6. CONSIDERAZIONI CONCLUSIVE

 

   Sin dal primo ingresso nelle scuole elementari inglesi ci ha colpito in modo immediato e significativo l'ambiente scolastico, che appare accogliente, variopinto, ricco di materiali e di lavori accuratamente esposti.

La varietà di arredi e l’organizzazione spaziale  all'interno delle aule le fa sembrare laboratori, veri e propri angoli di lavoro. E' evidente che per quanto concerne questo aspetto la scuola italiana non regge il confronto, con le sue pareti spesso spoglie, l'arredamento essenziale e uniforme, i pochi materiali spesso chiusi a chiave negli armadi e fuori della portata degli alunni.

    Nelle aule e nella scuola i bambini inglesi sì muovono con facilità e indipendenza, mostrando un ottimo livello di autonomia sia nell'utilizzo dei materiali, sia nell'esecuzione delle varie consegne. I nostri alunni sono molto più dipendenti e più preoccupati che i loro risultati nelle varie attività soddisfino le precise richieste degli insegnanti, a cui si rivolgono spesso per ripetute conferme e rassicurazioni.

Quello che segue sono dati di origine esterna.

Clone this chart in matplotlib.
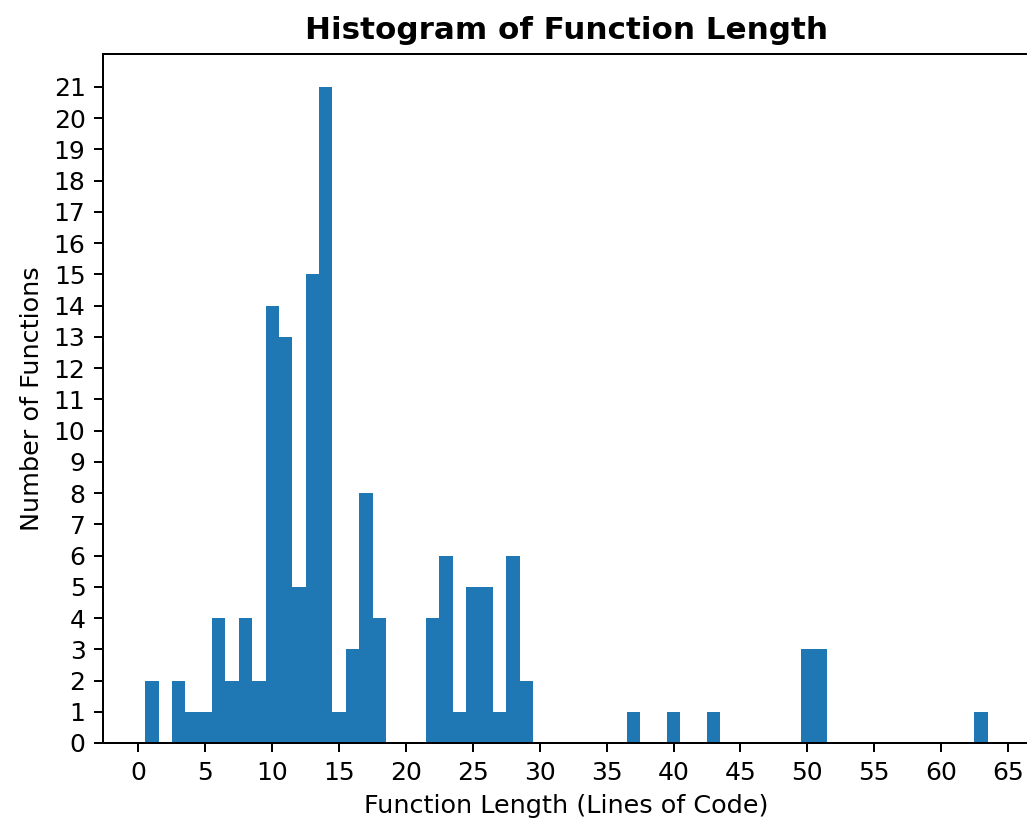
import numpy as np
import matplotlib
matplotlib.use("Agg")
import matplotlib.pyplot as plt

# function length (lines of code) -> how many functions have it
lengths = [1, 3, 4, 5, 6, 7, 8, 9, 10, 11, 12, 13, 14, 15, 16, 17, 18,
           22, 23, 24, 25, 26, 27, 28, 29, 37, 40, 43, 50, 51, 63]
counts = [2, 2, 1, 1, 4, 2, 4, 2, 14, 13, 5, 15, 21, 1, 3, 8, 4,
          4, 6, 1, 5, 5, 1, 6, 2, 1, 1, 1, 3, 3, 1]

bins = np.arange(min(lengths) - 0.5, max(lengths) + 1.5)

fig = plt.figure(figsize=(1027 / 180, 826 / 180), dpi=180)
ax = fig.add_axes([103 / 1027, (826 - 743) / 826, 927 / 1027, (743 - 54) / 826])

ax.hist(lengths, bins=bins, weights=counts)
ax.set_xticks(np.arange(0, 70, 5))
ax.set_yticks(np.arange(0, max(counts) + 1, 1))
ax.set_title("Histogram of Function Length", fontsize=12.4, fontweight="bold")
ax.set_xlabel("Function Length (Lines of Code)", fontsize=10.2)
ax.set_ylabel("Number of Functions", fontsize=10.2)

fig.savefig("out.png", dpi=180)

    La scuola elementare inglese presenta un'impostazione più sperimentale e meno accademica della nostra: si punta di più sullo sviluppo di abilità pratiche; si da più spazio all'osservazione diretta, alla manipolazione, all’attività concreta; si attribuisce grande importanza all'acquisizione di norme di comportamento. Da noi il gruppo di riferimento è presso che unicamente la classe o al massimo il modulo; in Inghilterra è la scuola nella sua interezza che si presenta come comunità, con valori propri ed un proprio progetto educativo condiviso.

   Nelle nostre scuole raramente tutti i bambini si ritrovano insieme, e di solito mancano momenti di conoscenza e di comunicazione tra le classi che sono invece previsti nelle "assemblee" inglesi.  Questi momenti sono fondamentali per sviluppare negli alunni il senso di appartenenza alla comunità scolastica ed il rispetto delle regole e dei comportamenti stabiliti.

    Nelle scuole inglesi la scelta didattica privilegia il lavoro individuale o a gruppi, variando le consegne in base alle difficoltà ed alle esigenze degli alunni e prevedendo livelli di partenza e punti di arrivo diversificati. In tal senso si riscontrano anche aspetti negativi, quali ad esempio il pericolo di una maggiore separazione e classificazione dei bambini in base al livello di apprendimento raggiunto.

   Inoltre, non sempre l'insegnante riesce  a seguire in modo efficace e costante tutti i bambini: il gruppo è spesso lasciato solo ad operare secondo i ritmi e le abilità conseguite.  Nelle nostre scuole si interviene maggiormente nel lavoro degli alunni controllando, correggendo, suggerendo strategie e percorsi.  Il risultato di ciò è la formazione di alunni capaci di svolgere consegne più difficili ma meno autonomi sui piano dell'organizzazione personale.

   Per quanto ci è stato possibile osservare, abbiamo notato una certa riduttività degli obiettivi dei curriculum inglese afferenti lo sviluppo delle abilitò cognitive.  In questo senso infatti, i livelli di apprendimento raggiunti dai bambini inglesi ci sono sembrati generalmente inferiori agli standard italiani.

   Ci rendiamo conto che il confronto tra i due modelli scolastici fin qui presentato non è esaustivo; esso porta però ad una riflessione più ampia su quali siano le finalità dell'educazione primaria e quali le pratiche didattiche più idonee a realizzarle. E' possibile, ci chiediamo, cogliere nei due sistemi scolastici gli aspetti più positivi e utilizzarli per migliorare la realtà esistente?